Source excerpt:

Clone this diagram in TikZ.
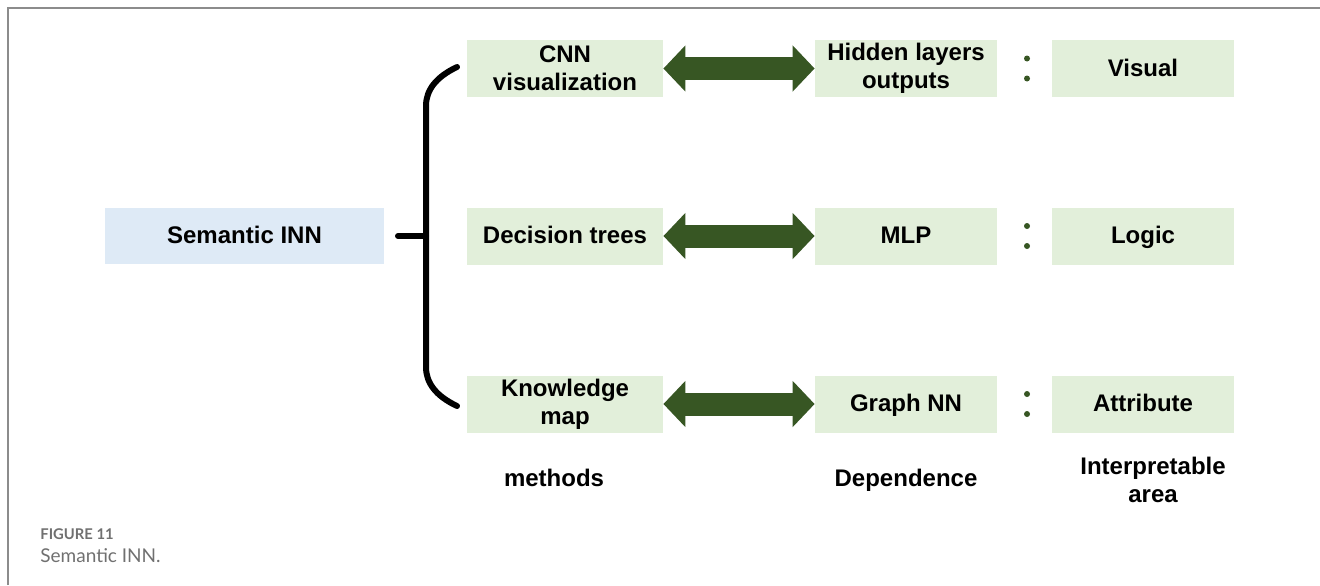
\documentclass[tikz,border=0pt]{standalone}
\usepackage{fontspec}
\setmainfont{Liberation Sans}
\newfontfamily\capfont{Lato}
\usetikzlibrary{arrows.meta}
\definecolor{boxblue}{HTML}{DEEAF6}
\definecolor{boxgreen}{HTML}{E2EFDA}
\definecolor{darkgreen}{HTML}{375623}
\definecolor{framegray}{HTML}{8C8C8C}
\definecolor{capgray}{HTML}{707070}
\begin{document}
\begin{tikzpicture}[x=0.5pt,y=-0.5pt,
    box/.style={fill=boxgreen,align=center,inner sep=0pt,minimum height=28.5pt,font=\bfseries\fontsize{12}{14}\selectfont},
    single/.style={text height=10.5pt,text depth=2.6pt},
    lbl/.style={align=center,inner sep=0pt,font=\bfseries\fontsize{12}{14}\selectfont},
    dblarr/.style={line width=11.5pt,darkgreen,{Triangle[length=11pt,width=22.5pt]}-{Triangle[length=11pt,width=22.5pt]}},
    brace/.style={line width=3pt,line cap=round}
]
\useasboundingbox (0,0) rectangle (1320,585);
\draw[framegray,line width=0.75pt] (8,585) -- (8,8) -- (1320,8);
% root
\node[box,single,fill=boxblue,minimum width=139.5pt,minimum height=28pt] (sem) at (244.5,236) {Semantic INN};
% methods
\node[box,minimum width=98pt] (cnn) at (565,68.5) {CNN\\visualization};
\node[box,single,minimum width=98pt] (tree) at (565,236) {Decision trees};
\node[box,minimum width=98pt] (know) at (565,404) {Knowledge\\map};
% dependence
\node[box,minimum width=91pt] (hid) at (906,68.5) {Hidden layers\\outputs};
\node[box,single,minimum width=91pt] (mlp) at (906,236) {MLP};
\node[box,single,minimum width=91pt] (gnn) at (906,404) {Graph NN};
% interpretable area
\node[box,single,minimum width=91pt] (vis) at (1143,68.5) {Visual};
\node[box,single,minimum width=91pt] (logic) at (1143,236) {Logic};
\node[box,single,minimum width=91pt] (attr) at (1143,404) {Attribute};
% brace
\coordinate (stub) at (398,236);
\coordinate (mid) at (426,236);
\coordinate (btop) at (457,67);
\coordinate (bbot) at (457,406);
\draw[brace] (stub) -- (mid);
\draw[brace] (btop) .. controls (436,77) and (426,90) .. (426,106) -- (426,367) .. controls (426,383) and (436,396) .. (bbot);
% arrows
\draw[dblarr] (cnn) -- (hid);
\draw[dblarr] (tree) -- (mlp);
\draw[dblarr] (know) -- (gnn);
\foreach \y in {68.5,236,404}
    \fill[darkgreen] (1027,\y-10) circle (1.5pt) (1027,\y+10) circle (1.5pt);
% column labels
\node[lbl,single] (lmeth) at (554,479) {methods};
\node[lbl,single] (ldep) at (906,479) {Dependence};
\node[lbl] (larea) at (1153,480) {Interpretable\\area};
% caption
\node[anchor=west,inner sep=0pt,text=capgray,font=\capfont\bfseries\fontsize{7.4}{8}\selectfont] (fig) at (40,534) {FIGURE 11};
\node[anchor=west,inner sep=0pt,text=capgray,font=\capfont\fontsize{9.5}{11}\selectfont] (cap) at (40,556) {Semantic INN.};
\end{tikzpicture}
\end{document}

Given exercise:
Leave the images out, please, and restate each line word for word.

In response:
Clone this diagram in TikZ.
\documentclass[tikz,border=0pt]{standalone}
\usepackage{fontspec}
\setmainfont{Liberation Sans}
\newfontfamily\capfont{Lato}
\usetikzlibrary{arrows.meta}
\definecolor{boxblue}{HTML}{DEEAF6}
\definecolor{boxgreen}{HTML}{E2EFDA}
\definecolor{darkgreen}{HTML}{375623}
\definecolor{framegray}{HTML}{8C8C8C}
\definecolor{capgray}{HTML}{707070}
\begin{document}
\begin{tikzpicture}[x=0.5pt,y=-0.5pt,
    box/.style={fill=boxgreen,align=center,inner sep=0pt,minimum height=28.5pt,font=\bfseries\fontsize{12}{14}\selectfont},
    single/.style={text height=10.5pt,text depth=2.6pt},
    lbl/.style={align=center,inner sep=0pt,font=\bfseries\fontsize{12}{14}\selectfont},
    dblarr/.style={line width=11.5pt,darkgreen,{Triangle[length=11pt,width=22.5pt]}-{Triangle[length=11pt,width=22.5pt]}},
    brace/.style={line width=3pt,line cap=round}
]
\useasboundingbox (0,0) rectangle (1320,585);
\draw[framegray,line width=0.75pt] (8,585) -- (8,8) -- (1320,8);
% root
\node[box,single,fill=boxblue,minimum width=139.5pt,minimum height=28pt] (sem) at (244.5,236) {Semantic INN};
% methods
\node[box,minimum width=98pt] (cnn) at (565,68.5) {CNN\\visualization};
\node[box,single,minimum width=98pt] (tree) at (565,236) {Decision trees};
\node[box,minimum width=98pt] (know) at (565,404) {Knowledge\\map};
% dependence
\node[box,minimum width=91pt] (hid) at (906,68.5) {Hidden layers\\outputs};
\node[box,single,minimum width=91pt] (mlp) at (906,236) {MLP};
\node[box,single,minimum width=91pt] (gnn) at (906,404) {Graph NN};
% interpretable area
\node[box,single,minimum width=91pt] (vis) at (1143,68.5) {Visual};
\node[box,single,minimum width=91pt] (logic) at (1143,236) {Logic};
\node[box,single,minimum width=91pt] (attr) at (1143,404) {Attribute};
% brace
\coordinate (stub) at (398,236);
\coordinate (mid) at (426,236);
\coordinate (btop) at (457,67);
\coordinate (bbot) at (457,406);
\draw[brace] (stub) -- (mid);
\draw[brace] (btop) .. controls (436,77) and (426,90) .. (426,106) -- (426,367) .. controls (426,383) and (436,396) .. (bbot);
% arrows
\draw[dblarr] (cnn) -- (hid);
\draw[dblarr] (tree) -- (mlp);
\draw[dblarr] (know) -- (gnn);
\foreach \y in {68.5,236,404}
    \fill[darkgreen] (1027,\y-10) circle (1.5pt) (1027,\y+10) circle (1.5pt);
% column labels
\node[lbl,single] (lmeth) at (554,479) {methods};
\node[lbl,single] (ldep) at (906,479) {Dependence};
\node[lbl] (larea) at (1153,480) {Interpretable\\area};
% caption
\node[anchor=west,inner sep=0pt,text=capgray,font=\capfont\bfseries\fontsize{7.4}{8}\selectfont] (fig) at (40,534) {FIGURE 11};
\node[anchor=west,inner sep=0pt,text=capgray,font=\capfont\fontsize{9.5}{11}\selectfont] (cap) at (40,556) {Semantic INN.};
\end{tikzpicture}
\end{document}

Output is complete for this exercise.